Pour l’Aurillac affublé d’un pointillage et dont la forme du manche a été modifiée (Photo 2), le problème est un peu différent. On peut parler là de « customisation » au sens où l’entendent les couturières. On a essayé de lui donner un attrait supplémentaire par un embellissement ( ?) à base de pointillage en laiton, comme le fait la couturière avec la vieille veste promise au vestiaire d’une œuvre charitable, en prolongeant son utilisation par l’adjonction de broderies, de perles ou d’autres artifices textiles. La customisation de l’Aurillac telle qu’elle a été pratiquée présente cependant au moins deux erreurs. Le « pointillage » décoratif a été réalisé avec des clous de montage d’au moins 2 mm de diamètre alors que les décors de pointillage, quand ils existent, utilisent des fils en laiton de très petit diamètre (moins d’un millimètre). Par ailleurs, le pointillage n’entoure jamais le clou de cul car il fragilise les côtes du couteau en créant des amorces de rupture dans la matière du manche, dans une partie du couteau, par nature fragile, car plus mince et plus exposée aux chocs.

Manche de l'Aurillac
Manche customisé d'un Aurillac vendu sur eBay

Quelle est, donc, la valeur de ces couteaux ? En pareil cas, la réponse est simple : celle que l’acheteur veut bien leur accorder. Et il semble que certains ne soient pas regardants.

 

Tout ce que l’on peut souhaiter, c’est que la transparence soit un peu plus de mise en la matière. Certes, c’est aux acheteurs de faire preuve de vigilance, et les expériences malheureuses forment la connaissance du collectionneur. Pour autant de telles pratiques n’honorent pas ceux qui les mettent en œuvre et jettent le trouble et la suspicion sur le monde de la collection et des sites de vente aux enchères.

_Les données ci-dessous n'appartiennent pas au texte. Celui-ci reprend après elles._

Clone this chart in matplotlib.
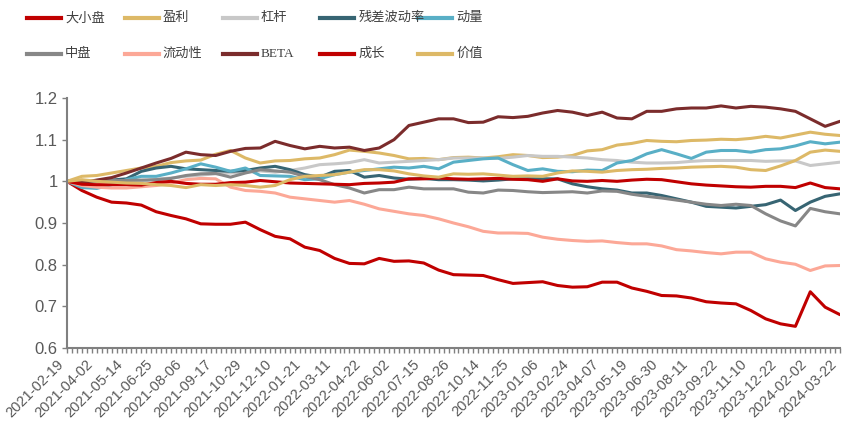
import matplotlib.pyplot as plt
from matplotlib.lines import Line2D
import matplotlib.transforms as mtransforms
import numpy as np

plt.rcParams['font.family'] = ['Liberation Sans', 'Noto Sans CJK SC']

# 周度数据, 每3周取一个点 (2021-02-19 ~ 2024-03-22)
tick_labels = ['2021-02-19', '2021-04-02', '2021-05-14', '2021-06-25', '2021-08-06',
               '2021-09-17', '2021-10-29', '2021-12-10', '2022-01-21', '2022-03-11',
               '2022-04-22', '2022-06-02', '2022-07-15', '2022-08-26', '2022-10-14',
               '2022-11-25', '2023-01-06', '2023-02-24', '2023-04-07', '2023-05-19',
               '2023-06-30', '2023-08-11', '2023-09-22', '2023-11-10', '2023-12-22',
               '2024-02-02', '2024-03-22']

daxiao = [1.0, 0.978, 0.962, 0.95, 0.948, 0.943, 0.927, 0.918, 0.91, 0.898, 0.897, 0.897, 0.902,
          0.884, 0.868, 0.862, 0.842, 0.834, 0.815, 0.803, 0.802, 0.815, 0.808, 0.809, 0.804, 0.787,
          0.776, 0.775, 0.774, 0.764, 0.755, 0.757, 0.759, 0.75, 0.746, 0.747, 0.758, 0.758, 0.744,
          0.736, 0.726, 0.725, 0.72, 0.711, 0.708, 0.706, 0.69, 0.67, 0.658, 0.652, 0.735, 0.698, 0.68]
yingli = [1.0, 1.012, 1.014, 1.02, 1.026, 1.032, 1.036, 1.045, 1.049, 1.051, 1.065, 1.074, 1.056,
          1.044, 1.049, 1.05, 1.054, 1.056, 1.064, 1.075, 1.072, 1.068, 1.062, 1.054, 1.055, 1.052,
          1.057, 1.058, 1.056, 1.059, 1.064, 1.062, 1.057, 1.058, 1.062, 1.073, 1.076, 1.087, 1.091,
          1.098, 1.096, 1.095, 1.098, 1.099, 1.101, 1.1, 1.103, 1.108, 1.104, 1.111, 1.118, 1.113, 1.11]
ganggan = [1.0, 1.0, 1.0, 1.0, 1.002, 1.0, 1.005, 1.008, 1.012, 1.015, 1.018, 1.02, 1.022,
           1.025, 1.022, 1.026, 1.032, 1.04, 1.042, 1.045, 1.052, 1.044, 1.046, 1.048, 1.05, 1.052,
           1.056, 1.056, 1.056, 1.055, 1.058, 1.062, 1.06, 1.06, 1.058, 1.056, 1.052, 1.05, 1.046,
           1.044, 1.044, 1.045, 1.048, 1.05, 1.05, 1.05, 1.05, 1.048, 1.049, 1.049, 1.038, 1.042, 1.046]
cancha = [1.0, 0.996, 1.002, 1.003, 1.006, 1.024, 1.032, 1.036, 1.03, 1.028, 1.026, 1.024, 1.026,
          1.032, 1.036, 1.028, 1.016, 1.01, 1.024, 1.026, 1.01, 1.014, 1.008, 1.005, 1.007, 1.004,
          1.004, 1.003, 1.001, 1.003, 1.006, 1.006, 1.006, 1.006, 0.994, 0.987, 0.982, 0.979, 0.972,
          0.972, 0.966, 0.958, 0.95, 0.94, 0.938, 0.936, 0.94, 0.944, 0.955, 0.93, 0.95, 0.964, 0.97]
dongliang = [1.0, 0.985, 0.983, 0.992, 1.004, 1.012, 1.012, 1.02, 1.03, 1.042, 1.034, 1.024, 1.032,
             1.014, 1.013, 1.012, 1.004, 1.006, 1.016, 1.022, 1.026, 1.03, 1.034, 1.032, 1.036, 1.03,
             1.046, 1.05, 1.054, 1.056, 1.04, 1.026, 1.03, 1.024, 1.023, 1.027, 1.026, 1.044, 1.05,
             1.066, 1.076, 1.066, 1.055, 1.07, 1.074, 1.074, 1.07, 1.076, 1.078, 1.085, 1.095, 1.09, 1.094]
zhongpan = [1.0, 0.998, 1.0, 1.002, 1.002, 1.003, 1.004, 1.007, 1.014, 1.018, 1.019, 1.01, 1.02,
            1.028, 1.025, 1.022, 1.012, 1.004, 0.992, 0.984, 0.972, 0.98, 0.98, 0.986, 0.982, 0.982,
            0.982, 0.974, 0.972, 0.979, 0.978, 0.975, 0.973, 0.974, 0.975, 0.972, 0.977, 0.976, 0.969,
            0.964, 0.96, 0.955, 0.95, 0.945, 0.942, 0.945, 0.942, 0.922, 0.905, 0.893, 0.935, 0.927, 0.922]
liudong = [1.0, 0.99, 0.986, 0.984, 0.984, 0.987, 0.99, 0.996, 1.004, 1.007, 1.006, 0.986, 0.978,
           0.976, 0.972, 0.962, 0.958, 0.954, 0.95, 0.954, 0.945, 0.934, 0.928, 0.922, 0.918, 0.91,
           0.9, 0.891, 0.88, 0.876, 0.876, 0.875, 0.866, 0.861, 0.858, 0.856, 0.857, 0.853, 0.85,
           0.85, 0.845, 0.836, 0.833, 0.829, 0.826, 0.83, 0.83, 0.814, 0.806, 0.801, 0.786, 0.797, 0.798]
beta = [1.0, 0.997, 1.003, 1.009, 1.02, 1.032, 1.044, 1.055, 1.07, 1.064, 1.062, 1.072, 1.079,
        1.08, 1.096, 1.086, 1.078, 1.084, 1.08, 1.082, 1.074, 1.08, 1.1, 1.134, 1.142, 1.15,
        1.15, 1.141, 1.142, 1.155, 1.153, 1.156, 1.164, 1.17, 1.166, 1.158, 1.166, 1.152, 1.15,
        1.168, 1.168, 1.174, 1.176, 1.176, 1.181, 1.176, 1.18, 1.178, 1.174, 1.168, 1.15, 1.132, 1.144]
chengzhang = [1.0, 0.993, 0.992, 0.992, 0.992, 0.991, 0.997, 1.0, 0.995, 0.993, 0.993, 0.997, 0.998,
              1.002, 0.999, 0.996, 0.995, 0.994, 0.993, 0.992, 0.995, 0.996, 0.998, 1.006, 1.006, 1.008,
              1.006, 1.005, 1.006, 1.007, 1.005, 1.004, 1.0, 1.006, 1.001, 1.0, 1.002, 1.0, 1.003,
              1.005, 1.004, 0.999, 0.994, 0.991, 0.989, 0.987, 0.986, 0.988, 0.988, 0.985, 0.996, 0.985, 0.982]
jiazhi = [1.0, 1.004, 1.0, 0.998, 0.996, 0.995, 0.992, 0.99, 0.985, 0.992, 0.99, 0.992, 0.99,
          0.986, 0.99, 1.004, 1.012, 1.014, 1.016, 1.022, 1.028, 1.028, 1.025, 1.018, 1.013, 1.01,
          1.018, 1.017, 1.018, 1.015, 1.012, 1.013, 1.012, 1.02, 1.025, 1.024, 1.022, 1.026, 1.028,
          1.029, 1.031, 1.032, 1.034, 1.035, 1.036, 1.034, 1.028, 1.026, 1.037, 1.05, 1.07, 1.075, 1.072]

names = ['大小盘', '盈利', '杠杆', '残差波动率', '动量', '中盘', '流动性', 'BETA', '成长', '价值']
series = [daxiao, yingli, ganggan, cancha, dongliang, zhongpan, liudong, beta, chengzhang, jiazhi]
colors = ['#C00000', '#DDB967', '#C8C8C8', '#376573', '#59AFC6',
          '#878787', '#FCA897', '#7B2C2C', '#C00000', '#DDB967']

n_weeks = 157
week = np.arange(0, n_weeks, 3)

fig = plt.figure(figsize=(8.42, 4.26), dpi=100)
W, H = 842, 426
ax = fig.add_axes([67 / W, 1 - 348 / H, (840 - 67) / W, (348 - 98) / H])

for vals, c in zip(series, colors):
    ax.plot(week, vals, color=c, lw=2.2, solid_joinstyle='round', solid_capstyle='round')

ax.set_xlim(0, n_weeks - 1)
ax.set_ylim(0.6, 1.2)
ax.set_yticks([0.6, 0.7, 0.8, 0.9, 1.0, 1.1, 1.2])
ax.set_yticklabels(['0.6', '0.7', '0.8', '0.9', '1', '1.1', '1.2'], fontsize=12, color='#595959')
ax.set_xticks(np.arange(0, n_weeks, 6))
ax.set_xticklabels(tick_labels, rotation=45, ha='right', va='center', rotation_mode='anchor',
                   fontsize=10.5, color='#595959')
ax.set_xticks(np.arange(n_weeks), minor=True)
ax.tick_params(axis='both', which='both', color='#808080', width=1, length=3.6)
ax.tick_params(axis='y', pad=3)
ax.tick_params(axis='x', pad=6.5)

# shift date labels a little to the left so the last one fits
shift = mtransforms.ScaledTranslation(-6 / 100, 0, fig.dpi_scale_trans)
for lab in ax.get_xticklabels():
    lab.set_transform(lab.get_transform() + shift)

for s in ['top', 'right']:
    ax.spines[s].set_visible(False)
for s in ['left', 'bottom']:
    ax.spines[s].set_color('#808080')
    ax.spines[s].set_linewidth(1.5)

# legend, 2 rows x 5 cols with fixed column width
for k, (name, c) in enumerate(zip(names, colors)):
    row, col = divmod(k, 5)
    x0 = (27 + col * 97.8) / W
    y0 = 1 - (18 + row * 36) / H
    fig.add_artist(Line2D([x0, x0 + 34 / W], [y0, y0], color=c, lw=3,
                          transform=fig.transFigure))
    fig.text(x0 + 38 / W, y0, name, va='center', ha='left', fontsize=9.5, color='#404040',
             family=['Liberation Serif', 'Noto Sans CJK SC'])

fig.savefig('out.png', dpi=100)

Il serait bien que cesse le massacre des innocents ! Par respect des couteliers du passé et des collectionneurs du futur. 

 

Michel Fervel




 




[i] Faut-il rappeler que certains modèles ou dessins sont protégés par un dépôt à l’INPI et que pour ceux qui ne le seraient pas, l’histoire et la tradition valent bien tous les dépôts de modèle et de dessin.